[Start Task material]
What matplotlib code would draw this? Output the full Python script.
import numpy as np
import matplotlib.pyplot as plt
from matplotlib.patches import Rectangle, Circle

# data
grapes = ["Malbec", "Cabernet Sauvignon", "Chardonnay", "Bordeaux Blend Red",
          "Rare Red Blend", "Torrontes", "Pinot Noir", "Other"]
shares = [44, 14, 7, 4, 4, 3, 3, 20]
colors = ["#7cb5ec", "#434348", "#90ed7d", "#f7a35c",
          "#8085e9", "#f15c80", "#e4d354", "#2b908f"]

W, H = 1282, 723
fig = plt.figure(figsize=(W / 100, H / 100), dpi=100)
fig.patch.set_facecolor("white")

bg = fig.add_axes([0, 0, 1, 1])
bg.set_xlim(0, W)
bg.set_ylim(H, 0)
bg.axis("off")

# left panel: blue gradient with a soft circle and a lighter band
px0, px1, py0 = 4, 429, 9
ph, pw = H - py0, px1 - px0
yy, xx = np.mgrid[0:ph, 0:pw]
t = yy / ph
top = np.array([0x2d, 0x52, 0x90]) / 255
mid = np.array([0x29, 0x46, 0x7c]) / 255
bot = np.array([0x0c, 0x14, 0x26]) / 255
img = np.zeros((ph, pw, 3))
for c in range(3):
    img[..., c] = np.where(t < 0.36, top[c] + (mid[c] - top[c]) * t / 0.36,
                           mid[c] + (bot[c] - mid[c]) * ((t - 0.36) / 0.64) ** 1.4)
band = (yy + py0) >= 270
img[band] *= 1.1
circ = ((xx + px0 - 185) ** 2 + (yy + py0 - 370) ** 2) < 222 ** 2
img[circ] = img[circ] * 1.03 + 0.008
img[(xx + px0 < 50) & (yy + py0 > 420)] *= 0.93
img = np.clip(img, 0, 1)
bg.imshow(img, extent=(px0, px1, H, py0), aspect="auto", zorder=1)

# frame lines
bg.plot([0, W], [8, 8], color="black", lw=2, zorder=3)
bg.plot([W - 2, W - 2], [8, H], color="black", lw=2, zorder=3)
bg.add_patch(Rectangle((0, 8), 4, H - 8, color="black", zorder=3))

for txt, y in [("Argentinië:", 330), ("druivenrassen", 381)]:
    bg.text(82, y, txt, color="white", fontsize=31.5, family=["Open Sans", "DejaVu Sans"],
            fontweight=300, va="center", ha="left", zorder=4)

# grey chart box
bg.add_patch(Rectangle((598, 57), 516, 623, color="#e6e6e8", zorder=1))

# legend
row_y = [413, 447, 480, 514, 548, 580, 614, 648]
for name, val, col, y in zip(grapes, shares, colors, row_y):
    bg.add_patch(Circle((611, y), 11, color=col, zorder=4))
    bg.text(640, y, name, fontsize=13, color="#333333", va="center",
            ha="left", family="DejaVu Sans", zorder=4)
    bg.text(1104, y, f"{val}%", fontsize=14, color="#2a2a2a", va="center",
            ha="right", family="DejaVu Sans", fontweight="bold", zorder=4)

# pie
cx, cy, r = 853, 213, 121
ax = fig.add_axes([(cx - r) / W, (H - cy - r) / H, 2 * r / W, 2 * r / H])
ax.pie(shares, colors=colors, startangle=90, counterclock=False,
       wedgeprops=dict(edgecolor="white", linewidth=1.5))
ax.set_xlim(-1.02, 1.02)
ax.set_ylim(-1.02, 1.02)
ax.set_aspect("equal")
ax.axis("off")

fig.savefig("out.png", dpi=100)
[End Task material]
[Start Task material]
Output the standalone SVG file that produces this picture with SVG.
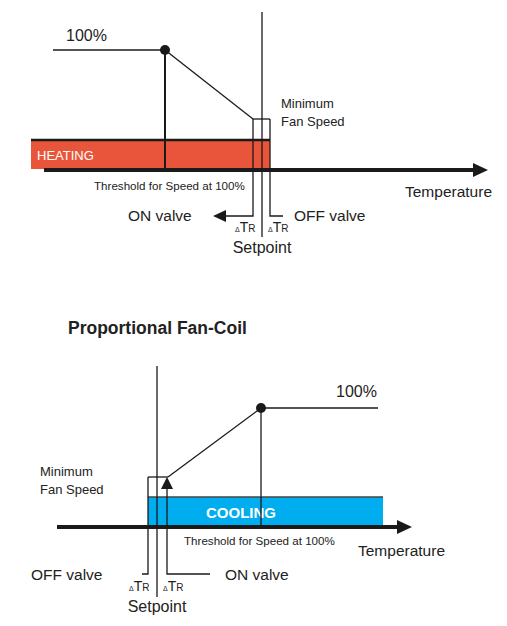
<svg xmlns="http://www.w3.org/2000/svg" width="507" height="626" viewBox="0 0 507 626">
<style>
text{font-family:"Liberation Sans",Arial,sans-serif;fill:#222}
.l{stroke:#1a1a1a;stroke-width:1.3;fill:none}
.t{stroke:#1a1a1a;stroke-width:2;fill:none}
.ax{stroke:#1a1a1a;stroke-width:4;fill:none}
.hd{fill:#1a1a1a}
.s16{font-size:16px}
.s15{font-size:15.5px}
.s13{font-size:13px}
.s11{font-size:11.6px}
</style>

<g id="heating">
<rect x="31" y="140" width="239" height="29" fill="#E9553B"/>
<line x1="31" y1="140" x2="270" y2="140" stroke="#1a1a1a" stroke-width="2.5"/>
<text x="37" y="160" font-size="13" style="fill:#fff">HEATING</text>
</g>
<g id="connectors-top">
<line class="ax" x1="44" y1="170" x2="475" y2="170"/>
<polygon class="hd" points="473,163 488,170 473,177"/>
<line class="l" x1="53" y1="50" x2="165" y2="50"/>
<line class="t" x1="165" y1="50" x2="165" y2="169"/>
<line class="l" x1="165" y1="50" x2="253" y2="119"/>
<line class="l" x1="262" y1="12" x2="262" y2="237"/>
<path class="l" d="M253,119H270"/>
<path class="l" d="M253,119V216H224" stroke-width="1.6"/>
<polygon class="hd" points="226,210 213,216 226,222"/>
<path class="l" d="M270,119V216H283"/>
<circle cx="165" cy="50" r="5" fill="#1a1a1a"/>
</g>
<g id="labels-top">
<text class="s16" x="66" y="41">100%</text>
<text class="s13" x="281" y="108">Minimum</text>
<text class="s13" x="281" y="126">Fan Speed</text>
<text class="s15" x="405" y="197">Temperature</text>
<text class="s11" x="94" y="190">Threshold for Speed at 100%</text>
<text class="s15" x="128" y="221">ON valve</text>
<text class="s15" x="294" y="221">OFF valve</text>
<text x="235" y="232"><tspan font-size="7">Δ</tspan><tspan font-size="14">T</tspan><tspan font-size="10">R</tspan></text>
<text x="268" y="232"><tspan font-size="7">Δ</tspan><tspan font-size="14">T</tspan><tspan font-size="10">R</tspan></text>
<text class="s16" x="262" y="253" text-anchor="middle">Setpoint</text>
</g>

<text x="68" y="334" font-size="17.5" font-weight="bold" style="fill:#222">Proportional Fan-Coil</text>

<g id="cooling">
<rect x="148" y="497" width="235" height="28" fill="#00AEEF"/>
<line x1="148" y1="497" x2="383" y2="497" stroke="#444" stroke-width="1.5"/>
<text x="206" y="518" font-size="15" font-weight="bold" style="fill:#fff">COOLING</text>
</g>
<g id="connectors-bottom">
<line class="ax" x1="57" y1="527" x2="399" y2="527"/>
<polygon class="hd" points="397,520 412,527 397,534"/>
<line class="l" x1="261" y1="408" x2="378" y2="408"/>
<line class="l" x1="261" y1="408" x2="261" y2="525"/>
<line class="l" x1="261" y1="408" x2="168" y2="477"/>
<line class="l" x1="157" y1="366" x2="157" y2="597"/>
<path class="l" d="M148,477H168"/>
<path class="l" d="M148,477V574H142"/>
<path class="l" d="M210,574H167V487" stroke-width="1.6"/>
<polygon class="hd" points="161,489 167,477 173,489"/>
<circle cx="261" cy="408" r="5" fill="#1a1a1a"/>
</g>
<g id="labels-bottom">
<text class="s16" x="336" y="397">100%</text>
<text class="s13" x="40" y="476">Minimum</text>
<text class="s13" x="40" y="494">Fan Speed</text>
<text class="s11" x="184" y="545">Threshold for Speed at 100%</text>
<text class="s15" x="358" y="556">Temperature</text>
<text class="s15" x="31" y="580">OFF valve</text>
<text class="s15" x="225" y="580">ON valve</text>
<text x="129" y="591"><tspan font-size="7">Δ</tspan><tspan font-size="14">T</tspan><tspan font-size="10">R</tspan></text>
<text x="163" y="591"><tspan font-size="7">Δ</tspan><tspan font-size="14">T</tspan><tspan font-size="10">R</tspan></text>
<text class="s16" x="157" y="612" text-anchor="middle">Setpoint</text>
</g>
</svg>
[End Task material]
__Task to complete__
Give back, word for word, only the lines above from the line holding "What matplotlib code" to the line holding "from matplotlib.patches import", both included.

__Solved exercise__
What matplotlib code would draw this? Output the full Python script.
import numpy as np
import matplotlib.pyplot as plt
from matplotlib.patches import Rectangle, Circle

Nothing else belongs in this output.